Enterprise storage industry goes through cycles of innovations and boredom. For a long time, storage was only an afterthought and people focused primarily on computing. Then, in the 1990s, storage and networking became important — think EMC and Cisco. Fibre channel, SAN (Storage Area Network), NAS and iSCSI became vogue in the late 1990s and early 2000s; disks were getting faster; novel ideas such as object storage came into being; and cloud computing demanded vast storage.
Then storage reached a plateau around 2008.
Hard drives couldn’t spin any faster than 15K rpm; technology such as Hadoop and distributed computing seemed to imply that storage had become a commodity; and there were no breakthroughs in protocols. Drives got bigger, but slower, which meant that once again it was all about computing — just get faster CPUs with more memory to handle the workload. Another “solution” was just to add more spindles and use expensive solutions such as Raid 1-0.
Enter SSD (Solid State Disks). These non-volatile flash memory drives are magnitudes of order faster than spinning hard drives. The latency is low in the order of sub-milliseconds; and data transfer — both IOPs and bandwidth — is out of this world. It’s like when the world went from boomboxes to iPods. The digital transformation was ready to invade the storage industry.
Flash drives and arrays have enormous advantages in performance as well as reduction in space in data centers (which also means cost saving in power/cooling).
BUT … there was one big problem: price. SSDs were 100x more expensive than HDD (per unit capacity). This meant that storage arrays based on flash drives were akin to Ferraris of storage systems. Only customers with a lot of money and unique requirements for high performance could afford all-flash systems.
Inflexion Point for SSD — Declining Price, New Protocol
However, that’s beginning to change now. In fact, we are at a tipping point now where all-flash storage arrays are becoming more affordable and competitive. Also, technical geeks have come up with a new protocol, NVMe, which is light-weight and much faster than the old SCSI/SAS/SATA protocols. Given these two factors, it’s very likely that within the next 5-10 years, flash drives and flash arrays will become the norm.
SSD Cost
Wait. Right now, SSD’s are still 10x more expensive than HDD’s — about 30 cents a GB for an SSD, compared to 3 cents a GB for an HDD.
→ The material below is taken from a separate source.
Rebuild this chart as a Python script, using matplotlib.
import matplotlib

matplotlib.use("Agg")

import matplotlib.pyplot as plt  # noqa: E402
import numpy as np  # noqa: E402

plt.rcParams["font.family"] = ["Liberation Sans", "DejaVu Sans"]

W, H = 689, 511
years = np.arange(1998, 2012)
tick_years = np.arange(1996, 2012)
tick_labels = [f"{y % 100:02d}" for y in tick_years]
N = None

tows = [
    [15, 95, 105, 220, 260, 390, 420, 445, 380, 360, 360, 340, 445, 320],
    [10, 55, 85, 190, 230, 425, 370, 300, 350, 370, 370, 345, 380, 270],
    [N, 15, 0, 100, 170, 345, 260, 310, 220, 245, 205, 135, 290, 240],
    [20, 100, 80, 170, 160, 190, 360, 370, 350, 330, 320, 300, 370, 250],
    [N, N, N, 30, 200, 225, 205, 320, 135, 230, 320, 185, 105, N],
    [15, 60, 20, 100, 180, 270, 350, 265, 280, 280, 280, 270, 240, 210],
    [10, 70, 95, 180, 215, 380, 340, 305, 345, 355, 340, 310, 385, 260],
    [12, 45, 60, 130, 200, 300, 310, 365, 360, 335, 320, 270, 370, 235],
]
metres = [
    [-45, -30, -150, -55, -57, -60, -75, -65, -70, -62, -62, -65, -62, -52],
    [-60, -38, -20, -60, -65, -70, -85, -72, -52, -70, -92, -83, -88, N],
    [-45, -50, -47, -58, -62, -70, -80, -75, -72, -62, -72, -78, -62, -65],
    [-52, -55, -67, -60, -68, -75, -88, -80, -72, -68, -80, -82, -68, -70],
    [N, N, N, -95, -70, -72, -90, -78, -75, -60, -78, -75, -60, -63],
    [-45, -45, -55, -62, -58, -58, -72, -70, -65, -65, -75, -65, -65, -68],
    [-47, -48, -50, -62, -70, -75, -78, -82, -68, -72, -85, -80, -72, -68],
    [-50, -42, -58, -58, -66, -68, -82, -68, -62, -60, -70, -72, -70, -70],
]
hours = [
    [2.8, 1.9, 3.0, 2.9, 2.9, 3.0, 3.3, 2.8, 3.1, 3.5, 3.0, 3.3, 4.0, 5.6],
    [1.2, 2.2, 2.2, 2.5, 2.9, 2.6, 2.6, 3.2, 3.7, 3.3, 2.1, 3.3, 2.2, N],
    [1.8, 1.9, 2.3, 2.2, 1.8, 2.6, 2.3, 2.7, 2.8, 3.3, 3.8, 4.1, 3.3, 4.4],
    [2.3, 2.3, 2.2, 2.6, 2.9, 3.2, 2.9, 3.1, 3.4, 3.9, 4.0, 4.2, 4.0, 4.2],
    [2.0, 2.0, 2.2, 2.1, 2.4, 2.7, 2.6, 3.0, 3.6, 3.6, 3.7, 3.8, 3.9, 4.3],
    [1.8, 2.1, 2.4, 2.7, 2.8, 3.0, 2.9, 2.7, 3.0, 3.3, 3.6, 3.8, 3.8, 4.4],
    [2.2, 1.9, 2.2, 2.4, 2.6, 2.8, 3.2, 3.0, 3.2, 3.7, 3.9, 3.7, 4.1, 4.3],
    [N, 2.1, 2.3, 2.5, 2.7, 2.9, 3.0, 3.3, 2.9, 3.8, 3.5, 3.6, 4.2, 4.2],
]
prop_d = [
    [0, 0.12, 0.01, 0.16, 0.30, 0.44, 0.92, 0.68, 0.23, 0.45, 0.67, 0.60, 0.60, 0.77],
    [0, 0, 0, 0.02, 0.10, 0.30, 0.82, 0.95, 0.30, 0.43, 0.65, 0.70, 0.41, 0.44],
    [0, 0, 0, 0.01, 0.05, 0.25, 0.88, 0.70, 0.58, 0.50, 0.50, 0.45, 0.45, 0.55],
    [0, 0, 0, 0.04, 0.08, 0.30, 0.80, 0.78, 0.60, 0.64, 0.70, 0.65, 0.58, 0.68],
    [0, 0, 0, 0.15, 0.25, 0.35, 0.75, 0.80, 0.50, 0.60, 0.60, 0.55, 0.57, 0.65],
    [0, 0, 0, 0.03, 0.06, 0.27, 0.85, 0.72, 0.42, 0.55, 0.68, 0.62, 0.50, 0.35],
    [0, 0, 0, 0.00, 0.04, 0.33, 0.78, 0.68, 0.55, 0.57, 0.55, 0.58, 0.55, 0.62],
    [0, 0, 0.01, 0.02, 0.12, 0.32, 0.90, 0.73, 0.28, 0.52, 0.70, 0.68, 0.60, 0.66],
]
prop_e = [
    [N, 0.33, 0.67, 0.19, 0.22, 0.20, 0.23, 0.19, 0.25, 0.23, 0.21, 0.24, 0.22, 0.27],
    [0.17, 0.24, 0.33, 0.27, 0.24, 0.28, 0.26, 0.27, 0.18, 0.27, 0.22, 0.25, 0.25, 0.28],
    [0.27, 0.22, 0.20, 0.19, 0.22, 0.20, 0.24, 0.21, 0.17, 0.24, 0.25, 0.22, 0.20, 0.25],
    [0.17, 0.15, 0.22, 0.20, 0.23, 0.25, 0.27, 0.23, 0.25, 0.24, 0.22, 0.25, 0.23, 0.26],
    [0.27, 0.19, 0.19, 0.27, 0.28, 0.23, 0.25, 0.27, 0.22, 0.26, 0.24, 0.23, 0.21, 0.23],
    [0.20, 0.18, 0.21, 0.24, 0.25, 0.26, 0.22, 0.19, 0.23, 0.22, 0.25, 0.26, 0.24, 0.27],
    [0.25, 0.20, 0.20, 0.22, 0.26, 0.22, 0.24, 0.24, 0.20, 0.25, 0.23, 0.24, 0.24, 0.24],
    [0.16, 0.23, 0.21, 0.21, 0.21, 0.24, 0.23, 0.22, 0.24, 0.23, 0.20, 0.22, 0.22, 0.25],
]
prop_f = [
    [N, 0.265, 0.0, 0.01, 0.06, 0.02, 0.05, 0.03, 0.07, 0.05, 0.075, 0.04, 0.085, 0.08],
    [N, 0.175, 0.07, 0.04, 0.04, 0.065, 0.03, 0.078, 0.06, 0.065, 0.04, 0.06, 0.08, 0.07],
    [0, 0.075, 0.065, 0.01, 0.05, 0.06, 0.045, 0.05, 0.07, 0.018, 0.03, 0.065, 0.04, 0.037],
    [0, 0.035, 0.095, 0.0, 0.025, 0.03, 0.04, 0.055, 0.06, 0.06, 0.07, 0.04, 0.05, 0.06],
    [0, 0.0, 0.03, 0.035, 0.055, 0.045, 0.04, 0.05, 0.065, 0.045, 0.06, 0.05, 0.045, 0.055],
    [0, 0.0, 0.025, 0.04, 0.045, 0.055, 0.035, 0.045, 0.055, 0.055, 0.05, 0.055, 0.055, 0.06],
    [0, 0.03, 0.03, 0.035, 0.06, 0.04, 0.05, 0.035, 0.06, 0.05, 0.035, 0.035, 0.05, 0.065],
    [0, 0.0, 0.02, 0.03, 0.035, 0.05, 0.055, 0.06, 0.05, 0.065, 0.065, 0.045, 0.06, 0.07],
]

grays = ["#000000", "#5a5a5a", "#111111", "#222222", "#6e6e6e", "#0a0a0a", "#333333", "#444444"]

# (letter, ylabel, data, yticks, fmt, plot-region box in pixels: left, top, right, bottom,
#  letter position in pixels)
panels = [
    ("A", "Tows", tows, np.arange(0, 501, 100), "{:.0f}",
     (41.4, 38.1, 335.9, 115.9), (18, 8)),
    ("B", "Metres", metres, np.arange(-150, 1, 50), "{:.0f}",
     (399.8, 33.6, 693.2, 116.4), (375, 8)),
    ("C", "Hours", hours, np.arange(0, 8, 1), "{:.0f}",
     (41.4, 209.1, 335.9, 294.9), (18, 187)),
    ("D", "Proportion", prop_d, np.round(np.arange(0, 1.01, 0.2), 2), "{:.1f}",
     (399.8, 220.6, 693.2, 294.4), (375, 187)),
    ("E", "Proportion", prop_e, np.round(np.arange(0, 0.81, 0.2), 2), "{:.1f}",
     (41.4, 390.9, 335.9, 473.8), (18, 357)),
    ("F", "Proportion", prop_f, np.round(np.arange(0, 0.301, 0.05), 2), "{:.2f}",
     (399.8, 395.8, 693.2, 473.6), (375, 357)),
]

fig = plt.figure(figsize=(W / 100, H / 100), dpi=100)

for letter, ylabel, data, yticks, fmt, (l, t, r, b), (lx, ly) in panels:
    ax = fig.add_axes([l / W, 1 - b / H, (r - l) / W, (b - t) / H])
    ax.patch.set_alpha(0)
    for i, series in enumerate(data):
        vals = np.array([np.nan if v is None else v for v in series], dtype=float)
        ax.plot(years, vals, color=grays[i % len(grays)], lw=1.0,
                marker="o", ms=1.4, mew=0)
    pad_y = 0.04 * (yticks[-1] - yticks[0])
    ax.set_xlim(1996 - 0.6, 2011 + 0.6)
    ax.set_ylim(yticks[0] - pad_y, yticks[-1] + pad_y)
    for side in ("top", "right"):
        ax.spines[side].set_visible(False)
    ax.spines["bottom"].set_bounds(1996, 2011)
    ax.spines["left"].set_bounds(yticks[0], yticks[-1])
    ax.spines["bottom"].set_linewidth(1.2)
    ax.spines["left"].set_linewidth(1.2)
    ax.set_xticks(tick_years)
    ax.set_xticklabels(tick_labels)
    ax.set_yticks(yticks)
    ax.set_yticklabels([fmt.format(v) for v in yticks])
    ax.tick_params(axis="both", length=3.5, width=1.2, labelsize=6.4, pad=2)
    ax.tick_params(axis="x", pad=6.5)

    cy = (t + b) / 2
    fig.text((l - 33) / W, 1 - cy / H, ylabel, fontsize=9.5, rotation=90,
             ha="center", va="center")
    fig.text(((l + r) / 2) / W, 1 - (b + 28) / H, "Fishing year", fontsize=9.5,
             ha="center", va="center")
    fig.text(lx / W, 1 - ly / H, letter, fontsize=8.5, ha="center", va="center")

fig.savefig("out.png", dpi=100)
Does that mean the flash systems are still relegated to only niche markets? Yes and No. For one, some customers evaluate the cost not “per GB” but “per I/O.” Thus, if one system can perform 10x better than another one, customers will be willing to pay 10x for the first system. Of course, flash cannot outperform HDD 10x in all circumstances — in sequential reads and writes, HDD can do as good a job as an SSD.
SSD Problems
Moreover, an SSD has three huge drawbacks: one, there are only limited number of writes/rewrites (also called program-erase or P-E) cycles that an SSD can handle before it dies; second, write/rewrite cycle often involves moving data around since an entire block has to be erased before any particular pages within the block can be updated; third, a big chunk of the SSD drive can be wasted (reserved) for moving data during garbage collection.
Wear Leveling and Garbage Collection
The first problem (limited P-E cycles) is handled via Wear Leveling. This is a bit like a person switching between multiple pairs of shoes to ensure that all shoes experience the same level of wear and tear. If data in some blocks experience a lot of rewrites/updates, then the data is moved to other blocks that haven’t been so busy.
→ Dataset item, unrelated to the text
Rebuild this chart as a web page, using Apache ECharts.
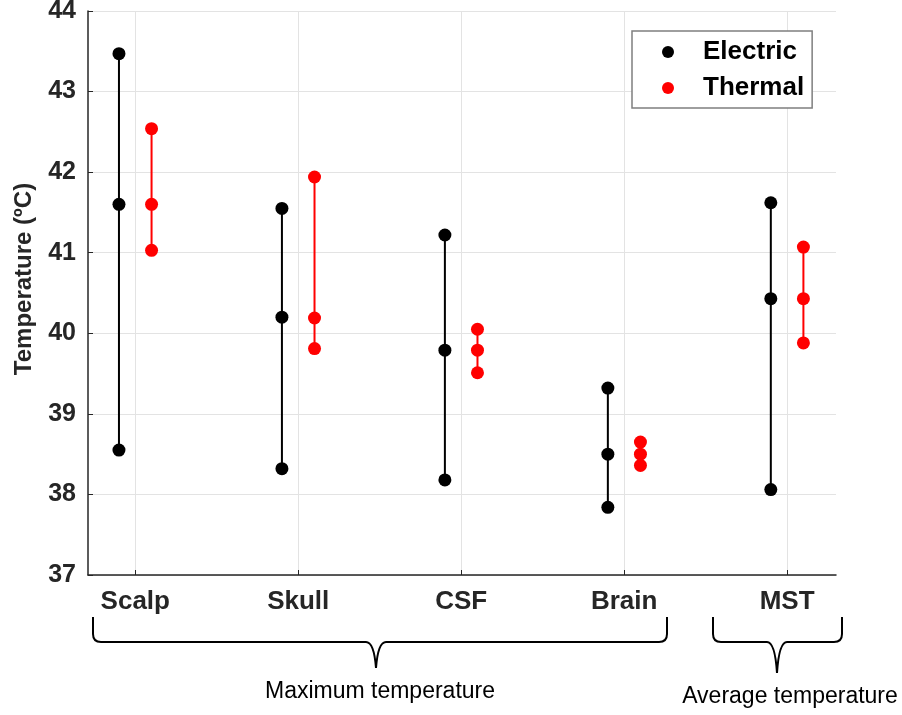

The second problem is handled through garbage collection. If a block has a lot of stale data and only some valid data, then first the valid data is moved to a new location, and then the entire block is erased. This makes the entire block available for new data. Here’s a nice pic from an article:
Over-Provisioning and Write Amplification
The garbage collection requires a separate area within the SSD where data can be temporarily relocated. This extra space can amount to anywhere from 7% to 28% of the usable capacity. This is called over-provisioning.
All the extra writes in moving data around and keeping track of them through metadata can lead to a lot of extra writes, which are time-consuming and damaging. This problem is referred to as write amplification.
Handling SSD Problems
All-flash vendors like Pure Storage (FlashArray), HP (Nimble), Dell-EMC (ExtremeIO) have their own ways of handling the SSD problems. Some like Pure Storage do it at the software level –their Purity software that runs on the storage controllers take charge of the data layouts on the drives. Most others let the SSD drives handle the issues such as wear leveling and garbage collection.
The advantage of Pure is that their intelligent software allows them to use cheaper, consumer-grade SSD’s that use MLC technology. Other vendors use more expensive SSD’s which are based on SLC and eMLC technology. (here’s a nice article describing the differences between the various NAND flash technologies).
Conclusion
Thanks to the falling prices of SSD’s, newer protocols (NVMe and NVMe-over-Fabrics) — that were specifically built for flash memory — and smarter algorithms/software, all-flash storage arrays are about to take off. Storage as a weak link in the datacenter is about to become history. This is also perfect timing, since AI is becoming more mature, and 5G and IoT are just around the corner. An explosion of data is about to be met with lightning-speed storage arrays!